On real questions

One day, some people who were Sadducees came to Jesus with story problem.

“Teacher,” they said. “We want to understand how to apply something that Moses taught.”

According to an interpretation of the law Moses handed down from God, if a man and woman were married and he died without any children, the man’s brother could marry the woman, and the first male child would have all the status and inheritance than the first brother’s son would have received.

In a culture where wealth was attached to property and where women most often did not have land or other economic status, this was a way to provide protection.

For us, it feels strange. But don’t let that distract us from the story that’s unfolding. Because the Sadducees then described a family with seven brothers who each married the same woman and each died.

It sounds like a setup.

And it was.

They said to Jesus, ““In the resurrection therefore, which one’s wife will she be? For all seven had married her.” I’m tempted to explain the question, explain the culture, explain.

But I’m not going to. Because the question that the Sadducees asked was not a real question.

Why? Because the Sadducees didn’t believe there was a resurrection. You live and you die.

The heart of the story is that people who didn’t believe in life after death at all were creating a made-up story about how that life might function.

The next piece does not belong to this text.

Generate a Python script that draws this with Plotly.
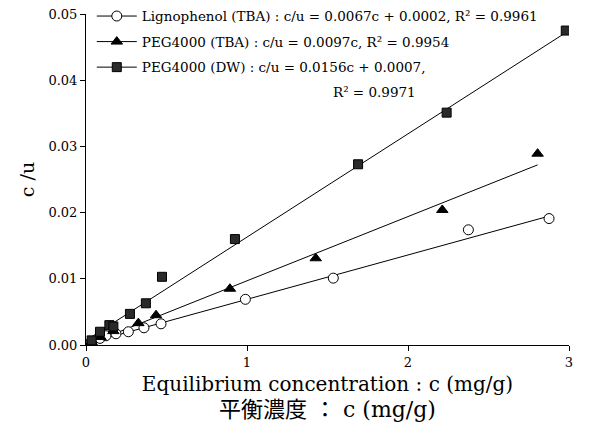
import plotly.graph_objects as go

# Data
ligno_x = [0.035, 0.087, 0.124, 0.186, 0.263, 0.36, 0.466, 0.99, 1.536, 2.375, 2.876]
ligno_y = [0.0005, 0.0010, 0.0014, 0.0017, 0.0020, 0.0026, 0.0032, 0.0069, 0.0101, 0.0174, 0.0191]

pegtba_x = [0.035, 0.09, 0.17, 0.325, 0.435, 0.894, 1.427, 2.213, 2.805]
pegtba_y = [0.0004, 0.0012, 0.0021, 0.0033, 0.0045, 0.0085, 0.0131, 0.0204, 0.0289]

pegdw_x = [0.035, 0.087, 0.145, 0.17, 0.273, 0.372, 0.472, 0.925, 1.69, 2.24, 2.98]
pegdw_y = [0.0007, 0.0020, 0.0030, 0.0028, 0.0047, 0.0063, 0.0103, 0.0160, 0.0273, 0.0351, 0.0475]

fit_slope = [0.0067, 0.0097, 0.0156]
fit_icpt = [0.0002, 0.0, 0.0007]

names = [
    "Lignophenol (TBA) : c/u = 0.0067c + 0.0002, R² = 0.9961",
    "PEG4000 (TBA) : c/u = 0.0097c, R² = 0.9954",
    "PEG4000 (DW) : c/u = 0.0156c + 0.0007,",
]
extra_text = "R² = 0.9971"
symbols = ["circle", "triangle-up", "square"]
fills = ["white", "black", "#2a2a2a"]
sizes = [10, 10, 9]

series = [(ligno_x, ligno_y), (pegtba_x, pegtba_y), (pegdw_x, pegdw_y)]

fig = go.Figure()

# fit lines
for (xs, ys), m, b in zip(series, fit_slope, fit_icpt):
    x0, x1 = 0.0, max(xs)
    fig.add_trace(go.Scatter(x=[x0, x1], y=[m * x0 + b, m * x1 + b], mode="lines",
                             line=dict(color="black", width=1), showlegend=False,
                             hoverinfo="skip"))

# data markers
for (xs, ys), sym, fc, sz in zip(series, symbols, fills, sizes):
    fig.add_trace(go.Scatter(x=xs, y=ys, mode="markers", showlegend=False,
                             marker=dict(symbol=sym, size=sz, color=fc,
                                         line=dict(color="black", width=1))))

# legend entries
for i, (nm, sym, fc, sz) in enumerate(zip(names, symbols, fills, sizes)):
    fig.add_trace(go.Scatter(x=[None], y=[None], mode="lines+markers", name=nm,
                             legendgroup=f"g{i}",
                             line=dict(color="black", width=1),
                             marker=dict(symbol=sym, size=sz, color=fc,
                                         line=dict(color="black", width=1))))

serif = "DejaVu Serif"
fig.add_annotation(text=extra_text, xref="paper", yref="paper", x=0.508, y=0.764,
                   xanchor="left", yanchor="middle", showarrow=False,
                   font=dict(family=serif, size=13.5))

fig.update_layout(
    width=589, height=438,
    margin=dict(l=86, r=20, t=14, b=93, autoexpand=False),
    plot_bgcolor="white", paper_bgcolor="white",
    font=dict(family=serif, size=13, color="black"),
    showlegend=True,
    legend=dict(x=0.012, y=1.04, xanchor="left", yanchor="top",
                bgcolor="rgba(0,0,0,0)", font=dict(family=serif, size=13.5),
                itemwidth=40, tracegroupgap=5),
    xaxis=dict(range=[0, 3], tickvals=[0, 1, 2, 3], ticktext=["0", "1", "2", "3"],
               showgrid=False, zeroline=False, showline=True, linecolor="black",
               linewidth=1, ticks="outside", ticklen=5, tickcolor="black",
               tickfont=dict(family=serif, size=13),
               title=dict(text="Equilibrium concentration : c (mg/g)<br>"
                               "<span style='font-size:22px'>平衡濃度 ： c (mg/g)</span>",
                          font=dict(family=serif + ", Noto Sans CJK JP", size=20),
                          standoff=8)),
    yaxis=dict(range=[0, 0.05], tickvals=[0, 0.01, 0.02, 0.03, 0.04, 0.05],
               tickformat=".2f", showgrid=False, zeroline=False, showline=True,
               linecolor="black", linewidth=1, ticks="outside", ticklen=5,
               tickcolor="black", tickfont=dict(family=serif, size=13),
               title=dict(text="c /u", font=dict(family=serif, size=19), standoff=8)),
)

fig.write_html("out.html")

And they were asking the question, but didn’t want to learn the answer. They were hoping to make Jesus look foolish with a hard question.

So Jesus didn’t answer their question about the fictional woman. Instead, he talked to them about a real afterlife.

I’ll talk more about that in a couple days. But here’s the lesson.

What sounds like an important question often isn’t. Jesus answered with what was important to God, not to people trying to build their own power.